Attempts to make space attractive include adding AV conference rooms, golf simulators and high-tech gym equipment, according to Brandon Van Orden, senior vice president and chief information officer at Cousins Properties.
Karounos said he’s seeing more customers looking for conference room services. “A lot of folks don’t have high-end conference rooms within their space within our building,” he said. “They can’t afford it, and they just don’t have the expertise.”
Providing these spaces and services helps keep employees in the building, bring other resources or employees to the region and into the building while driving revenue for Tishman Speyer, he said.
Karounos said his company works with VTS and Swift Connect to provide a tenant experience app that enables occupants to manage their bookings. The goal is to give employees multi-building access and reduce the amount of time they spend at turnstiles entering buildings. “They may be in Building A today, and they may be somewhere in a different state the following day,” he said. “Now they can traverse that building frictionlessly in a different state.”
But effectively implementing and managing technology creates its own challenges for facility managers and real estate teams due to the increasing complexity of the systems, the executives said.
Previously, Tishman Speyer and other companies would roll out technology from the top down, Karounos said. “Now we actually do research and meet with our customers, not just our property management staff,” he said.
“There’s a risk and reward,” he said. “There’s a risk when you’re installing a lot of new technology in your properties [of] who’s going to manage it?” For example, he said, you can put in a world-class audio-visual system that, when unmanaged, can fail to work when it is needed most.
“When your Peloton or your yoga mirror doesn’t work, your [high-tech] gym is useless,” Van Orden said. “It used to be that if you could lift iron weights, it works. Now you’ve got a golf simulator. Talk about a maintenance nightmare. There are six different things that can go wrong on those things, and when one doesn’t work, the whole system’s useless.”
The amount of support these systems require is one of the biggest challenges moving forward, Van Orden said. Many real estate companies don’t have the engineering skill sets needed to handle the design and continuous support for these systems.
“We have one property that started out with Tesla chargers,” Van Orden said. “We didn’t charge. It was free to customers.”
When the company decided it wanted to start charging for the service, it ran into technical problems it didn’t anticipate, he said.

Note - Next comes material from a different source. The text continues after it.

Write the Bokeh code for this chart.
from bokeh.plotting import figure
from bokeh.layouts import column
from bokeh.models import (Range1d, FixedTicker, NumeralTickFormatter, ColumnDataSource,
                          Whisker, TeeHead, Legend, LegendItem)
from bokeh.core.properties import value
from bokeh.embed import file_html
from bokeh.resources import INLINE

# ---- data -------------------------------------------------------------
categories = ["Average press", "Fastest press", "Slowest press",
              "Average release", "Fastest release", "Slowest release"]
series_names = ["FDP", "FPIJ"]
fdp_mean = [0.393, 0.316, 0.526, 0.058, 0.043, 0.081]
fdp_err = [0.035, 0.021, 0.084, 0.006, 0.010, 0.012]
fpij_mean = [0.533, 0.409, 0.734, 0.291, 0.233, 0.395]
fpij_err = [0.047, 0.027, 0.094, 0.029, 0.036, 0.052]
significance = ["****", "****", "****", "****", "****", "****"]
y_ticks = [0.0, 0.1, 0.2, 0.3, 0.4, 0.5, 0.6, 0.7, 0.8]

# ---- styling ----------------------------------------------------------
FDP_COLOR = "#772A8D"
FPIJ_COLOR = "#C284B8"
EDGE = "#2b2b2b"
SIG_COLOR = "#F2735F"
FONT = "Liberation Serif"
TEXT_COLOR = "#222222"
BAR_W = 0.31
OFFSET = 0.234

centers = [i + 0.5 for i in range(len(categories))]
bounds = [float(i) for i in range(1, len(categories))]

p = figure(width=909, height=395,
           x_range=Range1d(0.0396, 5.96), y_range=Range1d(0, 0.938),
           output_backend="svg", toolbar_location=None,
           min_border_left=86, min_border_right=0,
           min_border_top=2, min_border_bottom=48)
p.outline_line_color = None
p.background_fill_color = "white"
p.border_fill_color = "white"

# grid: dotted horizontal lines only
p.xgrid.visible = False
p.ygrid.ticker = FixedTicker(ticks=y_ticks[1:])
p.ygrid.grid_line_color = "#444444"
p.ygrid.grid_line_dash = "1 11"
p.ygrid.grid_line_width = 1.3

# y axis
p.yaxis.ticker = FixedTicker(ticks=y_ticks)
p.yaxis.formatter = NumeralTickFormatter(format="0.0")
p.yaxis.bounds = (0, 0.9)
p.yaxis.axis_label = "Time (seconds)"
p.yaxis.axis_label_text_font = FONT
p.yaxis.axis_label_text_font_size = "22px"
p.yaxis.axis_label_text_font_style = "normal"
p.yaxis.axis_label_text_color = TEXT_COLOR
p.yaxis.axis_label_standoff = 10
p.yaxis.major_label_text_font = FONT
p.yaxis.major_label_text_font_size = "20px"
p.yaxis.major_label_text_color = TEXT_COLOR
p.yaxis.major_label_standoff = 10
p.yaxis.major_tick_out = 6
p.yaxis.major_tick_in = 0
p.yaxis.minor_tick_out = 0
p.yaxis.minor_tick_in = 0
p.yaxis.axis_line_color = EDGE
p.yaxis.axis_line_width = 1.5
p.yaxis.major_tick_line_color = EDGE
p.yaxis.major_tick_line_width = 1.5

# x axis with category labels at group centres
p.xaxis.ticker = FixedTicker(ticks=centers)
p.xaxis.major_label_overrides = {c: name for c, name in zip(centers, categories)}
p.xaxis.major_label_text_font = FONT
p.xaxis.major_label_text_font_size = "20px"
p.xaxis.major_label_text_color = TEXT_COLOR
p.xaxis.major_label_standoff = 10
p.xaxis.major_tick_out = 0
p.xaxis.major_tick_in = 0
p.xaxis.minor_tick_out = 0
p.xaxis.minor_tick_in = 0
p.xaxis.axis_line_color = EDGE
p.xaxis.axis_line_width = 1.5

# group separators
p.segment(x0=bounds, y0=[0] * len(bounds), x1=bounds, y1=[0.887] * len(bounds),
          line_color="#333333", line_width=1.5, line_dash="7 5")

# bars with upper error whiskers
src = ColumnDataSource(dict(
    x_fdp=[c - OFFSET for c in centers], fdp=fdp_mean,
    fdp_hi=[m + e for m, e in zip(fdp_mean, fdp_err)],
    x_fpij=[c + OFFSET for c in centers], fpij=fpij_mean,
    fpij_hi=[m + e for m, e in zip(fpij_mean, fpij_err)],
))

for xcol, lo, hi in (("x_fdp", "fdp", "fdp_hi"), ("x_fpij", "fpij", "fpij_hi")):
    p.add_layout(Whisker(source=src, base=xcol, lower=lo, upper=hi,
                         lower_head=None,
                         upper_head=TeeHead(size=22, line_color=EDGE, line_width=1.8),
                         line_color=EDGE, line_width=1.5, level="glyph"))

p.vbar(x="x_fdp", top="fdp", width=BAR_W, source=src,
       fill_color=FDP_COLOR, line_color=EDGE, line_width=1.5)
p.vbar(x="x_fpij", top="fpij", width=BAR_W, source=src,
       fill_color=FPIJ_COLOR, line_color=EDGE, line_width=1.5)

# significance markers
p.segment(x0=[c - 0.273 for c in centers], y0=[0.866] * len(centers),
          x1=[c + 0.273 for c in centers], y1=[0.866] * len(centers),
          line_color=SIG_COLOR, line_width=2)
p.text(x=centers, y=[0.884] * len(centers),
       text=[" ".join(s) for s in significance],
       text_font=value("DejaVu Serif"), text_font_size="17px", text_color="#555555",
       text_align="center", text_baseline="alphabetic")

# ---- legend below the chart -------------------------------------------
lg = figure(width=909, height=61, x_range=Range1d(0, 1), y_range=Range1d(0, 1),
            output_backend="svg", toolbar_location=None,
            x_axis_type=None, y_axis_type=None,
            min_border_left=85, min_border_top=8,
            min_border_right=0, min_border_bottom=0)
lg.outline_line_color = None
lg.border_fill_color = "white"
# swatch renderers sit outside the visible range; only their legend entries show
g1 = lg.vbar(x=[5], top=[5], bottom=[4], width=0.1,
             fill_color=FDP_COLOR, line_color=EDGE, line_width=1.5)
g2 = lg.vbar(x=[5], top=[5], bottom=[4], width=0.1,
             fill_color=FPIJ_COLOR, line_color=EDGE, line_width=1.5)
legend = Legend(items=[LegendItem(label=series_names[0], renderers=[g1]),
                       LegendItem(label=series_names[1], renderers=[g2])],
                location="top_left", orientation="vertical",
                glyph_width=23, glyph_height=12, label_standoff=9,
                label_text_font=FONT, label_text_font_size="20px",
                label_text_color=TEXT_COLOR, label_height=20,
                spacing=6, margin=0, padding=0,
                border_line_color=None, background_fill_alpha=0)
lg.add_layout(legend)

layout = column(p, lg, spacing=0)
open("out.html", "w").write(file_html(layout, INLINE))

“There are some things you don’t think about, like designing the network for parking decks under buildings,” he said. “They don’t see the sky, so good luck getting cellular in there. So now we want to put in charging stations that accept credit cards with a point-of-sale system that has no cellular access. Good luck, right?”
Another issue is the cybersecurity risk as the technology ages. “You start adding these things, you add complexity from other vendors coming in and plugging things into your network and you always run the risk of cyber,” Karounos said. “We put all of our vendors, including ones that we approved, through a whole … cybersecurity questionnaire process. We take the vetting process very seriously and we partner with our procurement team to keep us honest, so there’s no kind of ambiguity.”
“We recommend vetting partners out and making sure that we have a good support model and good relationship with them,” Van Orden said.